In the main text of the Eurogroup’s decision on 25 March 2013, the following is stated:
‘The Eurogroup urges the immediate implementation of the agreement between Cyprus and Greece on the Greek branches of the Cypriot banks, which protects the stability of both the Greek and Cypriot banking systems.’
As a result of the above political mandate, which was agreed with the government of Cyprus at the Eurogroup on 26 March 2013, a relevant agreement was reached. Following this, the CBC, serving as the Resolution Authority, took into account the opinion of the Minister of Finance and issued a Decree on the same day, through which the operations of the branches of Laiki Bank and Bank of Cyprus in Greece would be sold to Piraeus Bank in Greece. It should be noted that the agreement also involved Hellenic Bank and, therefore, the operations of Hellenic’s branches in Greece were also sold to Piraeus Bank in Greece. The total value of assets transferred amounted to €16,4 billion and the total liabilities €15 billion. The total sale price received was calculated based on the methodology agreed by the Eurogroup on 25 March 2013 and amounts to €0,5 billion.
Upon completion of the above sale, a significant deleveraging and contraction of the Cypriot banking sector was achieved. In addition, the risks arising from the loan portfolios of Cypriot banks in Greece were completely eliminated.
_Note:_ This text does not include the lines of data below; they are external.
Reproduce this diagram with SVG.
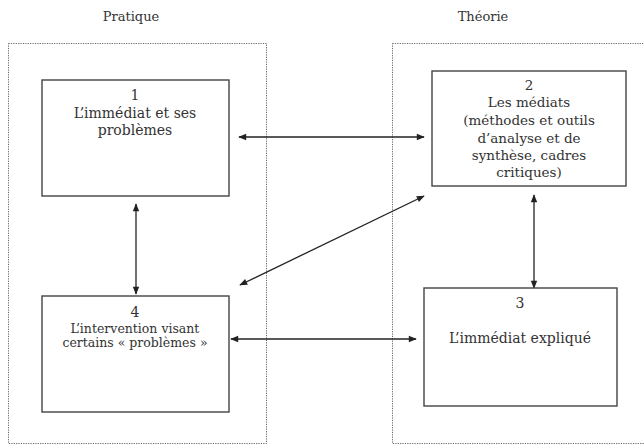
<svg xmlns="http://www.w3.org/2000/svg" width="644" height="446" viewBox="0 0 644 446">
<style>
text{font-family:"DejaVu Serif","Liberation Serif",serif;fill:#333;text-anchor:middle}
.t{font-size:14px}
.m{font-size:13.5px}
.s{font-size:12.5px}
.h{font-size:13px}
.panel{fill:none;stroke:#666;stroke-width:1;stroke-dasharray:1.2,1.2}
.box{fill:#fff;stroke:#444;stroke-width:1.4}
.c{stroke:#222;stroke-width:1.3;fill:none;marker-start:url(#a);marker-end:url(#a)}
</style>
<defs>
<marker id="a" viewBox="0 0 10 10" refX="9" refY="5" markerWidth="9" markerHeight="8" markerUnits="userSpaceOnUse" orient="auto-start-reverse">
<path d="M0,1 L10,5 L0,9 z" fill="#222"/>
</marker>
</defs>
<text class="h" x="131" y="21">Pratique</text>
<text class="h" x="483" y="21">Théorie</text>
<rect class="panel" x="8.5" y="43.5" width="258" height="400"/>
<rect class="panel" x="392.5" y="43.5" width="270" height="400"/>
<g id="connectors">
<line class="c" x1="239" y1="137" x2="424" y2="137"/>
<line class="c" x1="136" y1="204" x2="136" y2="294"/>
<line class="c" x1="240" y1="285" x2="424" y2="196"/>
<line class="c" x1="534" y1="195" x2="534" y2="288"/>
<line class="c" x1="231" y1="339" x2="416" y2="339"/>
</g>
<g id="n1">
<rect class="box" x="42" y="80" width="187" height="116"/>
<text class="t" x="135" y="100">1</text>
<text class="t" x="135" y="118">L’immédiat et ses</text>
<text class="t" x="135" y="135">problèmes</text>
</g>
<g id="n2">
<rect class="box" x="432" y="71" width="194" height="115"/>
<text class="m" x="529" y="90">2</text>
<text class="m" x="529" y="107">Les médiats</text>
<text class="m" x="529" y="125">(méthodes et outils</text>
<text class="m" x="529" y="143">d’analyse et de</text>
<text class="m" x="529" y="160">synthèse, cadres</text>
<text class="m" x="529" y="177">critiques)</text>
</g>
<g id="n3">
<rect class="box" x="424" y="288" width="193" height="118"/>
<text class="t" x="520" y="308">3</text>
<text class="t" x="520" y="343">L’immédiat expliqué</text>
</g>
<g id="n4">
<rect class="box" x="42" y="296" width="187" height="116"/>
<text class="t" x="135" y="317">4</text>
<text class="s" x="135" y="333">L’intervention visant</text>
<text class="s" x="135" y="347">certains « problèmes »</text>
</g>
</svg>
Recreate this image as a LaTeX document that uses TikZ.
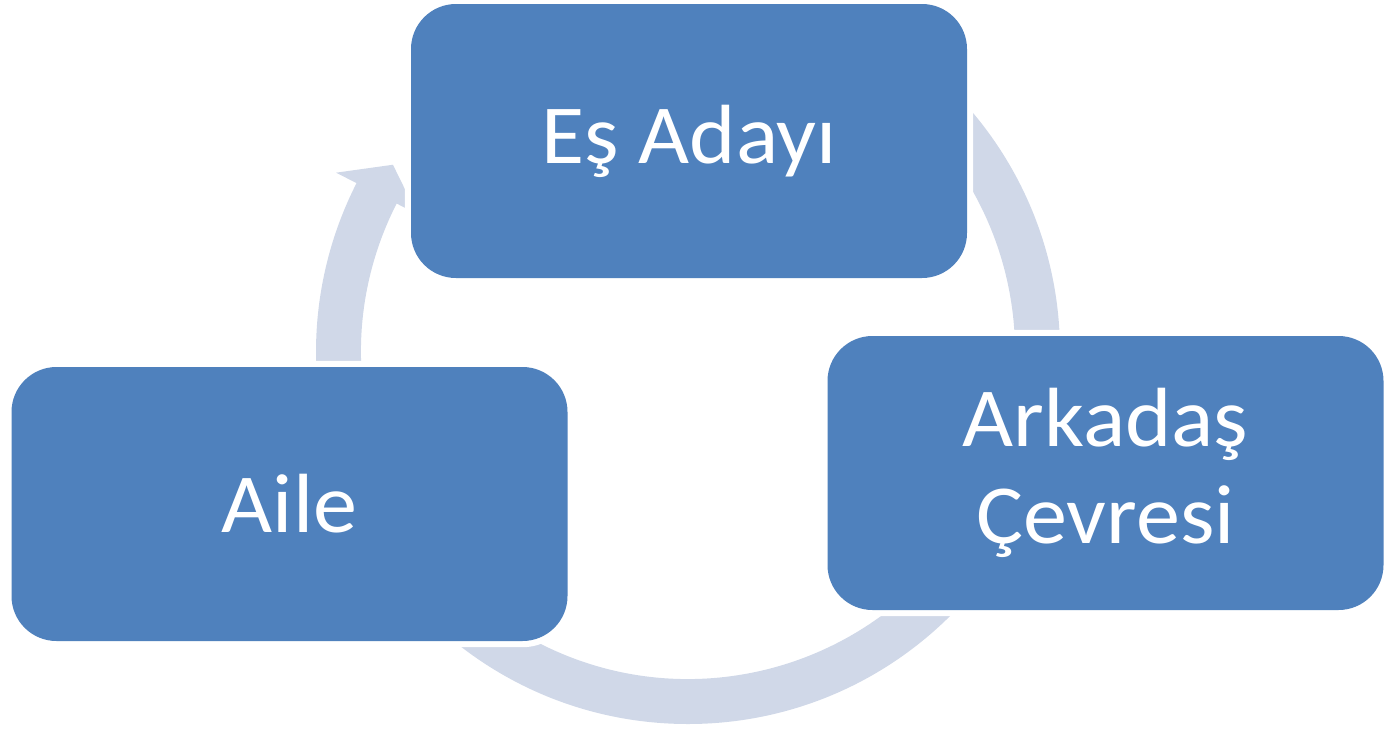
\documentclass[tikz,border=0pt]{standalone}
\usepackage{fontspec}
\setmainfont{Carlito}[FakeStretch=1.05]
\usetikzlibrary{calc,backgrounds}
\definecolor{boxblue}{HTML}{4F81BD}
\definecolor{ringc}{HTML}{D0D8E8}
\tikzset{
  cyclebox/.style={fill=boxblue, rounded corners=45pt, minimum width=556pt, minimum height=274pt,
    inner sep=0pt, text=white, align=center, font=\fontsize{84}{97}\selectfont},
}
\begin{document}
\begin{tikzpicture}[x=1pt,y=1pt]
\useasboundingbox (0,0) rectangle (1387,-729);
\clip (0,0) rectangle (1387,-729);
\node[cyclebox] (top) at (689,-141) {Eş Adayı};
\node[cyclebox] (right) at (1105.5,-473) {Arkadaş\\Çevresi};
\node[cyclebox] (left) at (289.5,-504) {Aile};
\coordinate (c) at (688,-352);
\begin{pgfonlayer}{background}
  \fill[ringc] ($(c)+(90:372pt)$) arc[start angle=90, end angle=-207, radius=372pt]
    -- ($(c)+(-207:395pt)$) -- ($(c)+(-212.4:349.5pt)$) -- ($(c)+(-207:304pt)$)
    -- ($(c)+(-207:327pt)$) arc[start angle=-207, end angle=90, radius=327pt] -- cycle;
  \foreach \n in {top,right,left}{
    \fill[white, rounded corners=51pt] ($(\n.south west)+(-6pt,-6pt)$) rectangle ($(\n.north east)+(6pt,6pt)$);
  }
\end{pgfonlayer}
\end{tikzpicture}
\end{document}
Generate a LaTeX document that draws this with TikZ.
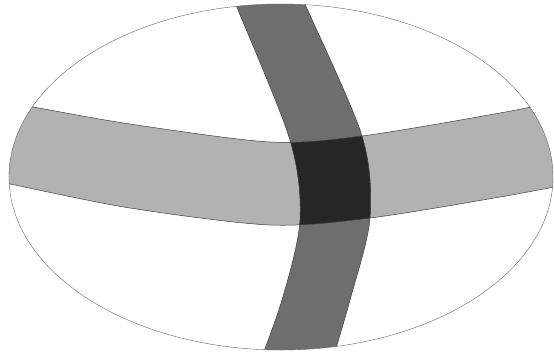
\documentclass[tikz,border=0pt]{standalone}
\usepackage{tikz}
\usetikzlibrary{calc}

\begin{document}
\begin{tikzpicture}[
    x=1pt, y=-1pt,
    hfill/.style={fill=black!30},
    vfill/.style={fill=black!57},
    xfill/.style={fill=black!85},
    edge/.style={draw=black!75, line width=0.5pt},
    rim/.style={draw=black!60, line width=0.4pt}
]
    \useasboundingbox (0,0) rectangle (554,351);
    \coordinate (c) at (281,177);

    \begin{scope}
        \clip (c) ellipse [x radius=272, y radius=173];
        % horizontal band
        \path[hfill] plot[smooth] coordinates {(-20,98) (33,107) (130,124) (270,142) (362,136) (500,113) (580,97)}
            -- plot[smooth] coordinates {(580,182) (500,197) (370,218) (270,225) (130,208) (10,184) (-20,178)} -- cycle;
        % vertical band
        \path[vfill] plot[smooth] coordinates {(226,-20) (236,5) (290,140) (300,220) (282,300) (255,375)}
            -- plot[smooth] coordinates {(328,375) (350,300) (370,218) (362,136) (305,4) (295,-20)} -- cycle;
        % crossing
        \begin{scope}
            \clip plot[smooth] coordinates {(-20,98) (33,107) (130,124) (270,142) (362,136) (500,113) (580,97)}
                -- plot[smooth] coordinates {(580,182) (500,197) (370,218) (270,225) (130,208) (10,184) (-20,178)} -- cycle;
            \path[xfill] plot[smooth] coordinates {(226,-20) (236,5) (290,140) (300,220) (282,300) (255,375)}
                -- plot[smooth] coordinates {(328,375) (350,300) (370,218) (362,136) (305,4) (295,-20)} -- cycle;
        \end{scope}
        % band edges
        \draw[edge] plot[smooth] coordinates {(-20,98) (33,107) (130,124) (270,142) (362,136) (500,113) (580,97)};
        \draw[edge] plot[smooth] coordinates {(580,182) (500,197) (370,218) (270,225) (130,208) (10,184) (-20,178)};
        \draw[edge] plot[smooth] coordinates {(226,-20) (236,5) (290,140) (300,220) (282,300) (255,375)};
        \draw[edge] plot[smooth] coordinates {(328,375) (350,300) (370,218) (362,136) (305,4) (295,-20)};
    \end{scope}

    \draw[rim] (c) ellipse [x radius=272, y radius=173];
\end{tikzpicture}
\end{document}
It should be recalled that under the policy decision of the Eurogroup on 25 March 2013, the domestic banking sector is required to be reduced in size and reach the EU average by 2018. The current average is estimated to be 300% of GDP. Moreover, with the transfer of €15 billion of deposits in the branches of Cypriot banks in Greece, the Cyprus Deposit Protection Scheme has been exempted from this coverage, thus reducing the amount of potential liability for Cyprus. Considering all the above factors, the sale agreement is, under the circumstances, satisfactory for maintaining financial stability.